According to one of their neighbors, there was a tunnel under the house during the War Between the States. Supposedly, slaves came and went through that tunnel, which led to the back of the property. “Sometimes they (possibly the Hodges family) hid their slaves in that tunnel, so I’m told,” says James. “They hid their livestock in Horse Pens 40.” He has been unsuccessful in finding the location of the tunnel.

The modern kitchen is the third for the house. The first was outside where the swimming pool is now, according to the Masks. The second was added by the Embrys and is now a laundry room. The formal dining room leads into the kitchen with its breakfast nook. The kitchen, in turn, leads into the laundry room.

An 1835 coin is embedded in the handrail of the staircase that leads from the foyer to the second floor. The staircase has a hand-carved curved newel post, and there is an ornamental pattern hand-carved into the stringer.

On the second floor there’s a large bedroom to the right of the foyer, with a walk-in closet behind it. “That’s my favorite,” James says, as he ushers a visitor into the bedroom. “I would choose it if we slept upstairs.” To the left of the foyer are two more bedrooms, one leading into another, with a small room at the back that may have been Dr. Campbell’s office when he moved to the house. It’s used for storage now.

Two features make the upstairs bathroom a bit quirky. First of all, it’s as large as most modern bedrooms. Second, it has an antique, galvanized metal tub smack in the middle. “Mrs. Campbell was so attached to this tub that she gave it its own room,” James jokes. It was the first tub in the house when plumbing was installed, but it isn’t connected to the water pipes now. It’s strictly for show.

At the front of the house is the upstairs porch or balcony, which has no visible means of support. It is cantilevered off the floor joists of the oldest section of the house. “People probably sat on this porch and watched the Indians ride by on their ponies, then saw Confederate soldiers march through town and then the Union soldiers,” James says. Nowadays, the traffic noise of US 231 (Fifth Avenue), which the house faces, drowns out a person’s thoughts on the porch, especially in the afternoons when Ashville schools let out.

Once upon a time, a brick driveway encircled the house, but Mrs. Campbell’s renovations chopped it up. She enclosed a porch at the back and turned it into a den, then built a sunroom over one section of the brick. Above the sunroom is a deck.

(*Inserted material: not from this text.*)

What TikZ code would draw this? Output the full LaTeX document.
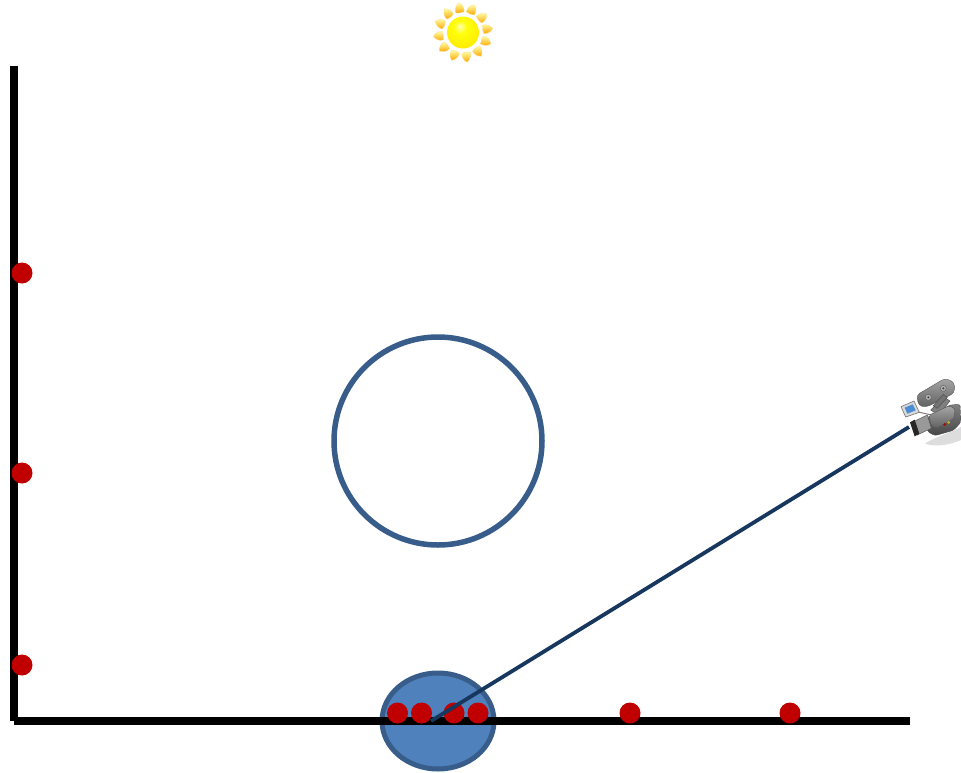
\documentclass[tikz,border=0pt]{standalone}
\usetikzlibrary{shapes.geometric}
\definecolor{ringblue}{HTML}{385D8A}
\definecolor{fillblue}{HTML}{4F81BD}
\definecolor{dotred}{HTML}{C00000}
\definecolor{rayblue}{HTML}{17375E}
\definecolor{sunedge}{HTML}{F7C52B}
\pgfdeclareradialshading{sunball}{\pgfpoint{-5bp}{10bp}}{color(0bp)=(yellow!30!white); color(10bp)=(yellow!95!white); color(30bp)=(yellow!85!orange); color(48bp)=(orange!70!yellow); color(62bp)=(orange)}
\begin{document}
\begin{tikzpicture}[x=1pt,y=-1pt,
  axisline/.style={line width=7.7pt,black},
  reddot/.style={circle,fill=dotred,draw=none,minimum size=21pt,inner sep=0pt},
  bigring/.style={circle,draw=ringblue,line width=5.5pt,minimum size=208pt,inner sep=0pt,outer sep=0pt},
  blob/.style={ellipse,draw=ringblue,fill=fillblue,line width=5pt,minimum width=112pt,minimum height=96pt,inner sep=0pt},
  sunray/.style={top color=yellow!35!white,bottom color=orange!70!yellow,draw=sunedge!60!white,line width=0.3pt},
  camdark/.style={top color=black!50,bottom color=black!72,draw=black!70,line width=0.4pt},
  camlight/.style={top color=black!35,bottom color=black!62,draw=black!65,line width=0.4pt}]
\useasboundingbox (0,0) rectangle (961,772);
% Floor ellipse and ring
\node[blob] (spot) at (438,721) {};
\node[bigring] (ring) at (438,441) {};
% Axes
\coordinate (ytop) at (14,66);
\coordinate (xend) at (910,721);
\coordinate (xstart) at (14,721);
\draw[axisline] (ytop) -- (14,721);
\draw[axisline] (xstart) -- (xend);
% Dots
\foreach \n/\x/\y in {a/397.5/713,b/421.5/713,c/454/713,d/478/713,e/630/713,f/790/713,g/22/273,h/22/473,i/22/665}
  \node[reddot] (\n) at (\x,\y) {};
% Ray
\coordinate (hit) at (431,721);
\coordinate (lens) at (909,427);
\draw[rayblue,line width=3.8pt] (hit) -- (lens);
% Sun
\begin{scope}[shift={(463,32.5)}]
  \foreach \a in {0,30,...,330}
    \draw[sunray,rotate=\a+8] (20.5,-4.5) .. controls (24,-5.5) and (28,-3) .. (30,0) .. controls (28,3.5) and (24,4.5) .. (20.5,4) .. controls (19.5,1) and (19.5,-2) .. (20.5,-4.5) -- cycle;
  \shade[shading=sunball] (0,0) circle (16);
\end{scope}
% Camera
\begin{scope}[shift={(890,365)},x=0.3333pt,y=-0.3333pt]
  \fill[black!22,opacity=.6] (105,235) .. controls (150,210) and (190,200) .. (213,185) -- (213,225) .. controls (180,240) and (130,248) .. (105,235) -- cycle;
  % monitor arm and monitor
  \draw[black!50,line width=1pt] (80,140) -- (125,150);
  \draw[black!55,fill=black!15,line width=.6pt] (33,125) -- (72,108) -- (88,142) -- (47,156) -- cycle;
  \fill[cyan!55!blue!75] (44,128) -- (68,118) -- (77,136) -- (52,146) -- cycle;
  % mount
  \draw[black!70,fill=black!50,line width=.4pt] (122,135) -- (160,95) -- (180,108) -- (145,150) -- cycle;
  % body
  \draw[camdark,rounded corners=2.5pt] (108,160) -- (180,120) -- (211,118) -- (213,172) -- (190,196) -- (135,212) -- (113,200) -- cycle;
  \draw[camlight,rounded corners=1.5pt] (118,150) -- (178,122) -- (195,132) -- (192,160) -- (140,190) -- (122,180) -- cycle;
  % film reel
  \draw[camlight,rounded corners=3.5pt] (80,90) -- (165,40) -- (193,52) -- (193,84) -- (110,126) -- (86,122) -- cycle;
  \draw[black!65,line width=.4pt,fill=black!30] (115,97) circle (9);
  \draw[black!65,line width=.4pt,fill=black!30] (160,70) circle (9);
  \fill[black!75] (115,97) circle (3.5);
  \fill[black!75] (160,70) circle (3.5);
  \draw[black!70,fill=black!55,line width=.4pt] (130,122) -- (160,88) -- (172,97) -- (142,130) -- cycle;
  \fill[red!70!black] (164,178) circle (4.5);
  \fill[yellow!70!black] (176,172) circle (4.5);
  % lens
  \draw[black!70,fill=black!40,line width=.4pt] (70,170) -- (112,150) -- (124,190) -- (82,210) -- cycle;
  \fill[black!85] (60,172) -- (74,164) -- (88,206) -- (74,214) -- cycle;
\end{scope}
\end{tikzpicture}
\end{document}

Mrs. Campbell also built the garage, which is next to the privy. The latter is divided into two spaces, one for men, the other for women. (James says the structure next to the privy is the original corncrib, but articles at the Ashville Museum and Archives call it a smokehouse.) Beyond the sunroom is the pool, with its own screened-in picnic room on one side, and a bathhouse on the other.

“We use the pool a lot,” Barbara Mask says. “Our grandkids and great-grandkids enjoy it, too.” One grandson recently used the house and grounds for his wedding and reception.

Behind the privy lies a vast expanse of lawn that includes several pecan trees. A fence encloses the nearly 4 acres of land and delineates the property line. The house and grounds encompass an entire city block.

In the front yard is the latticed well house, with its hand-carved pineapple finial. The only nails in this structure are ones used in repairs through the years. James can vouch for the purity and taste of the well water. “When I work in the yard in the summer, I often draw a cup to drink,” he says.

The Masks love the house but have put it up for sale because health issues are making it difficult to maintain it, the pool and the grounds. Their hope is that the next owners will appreciate its history as much as they do.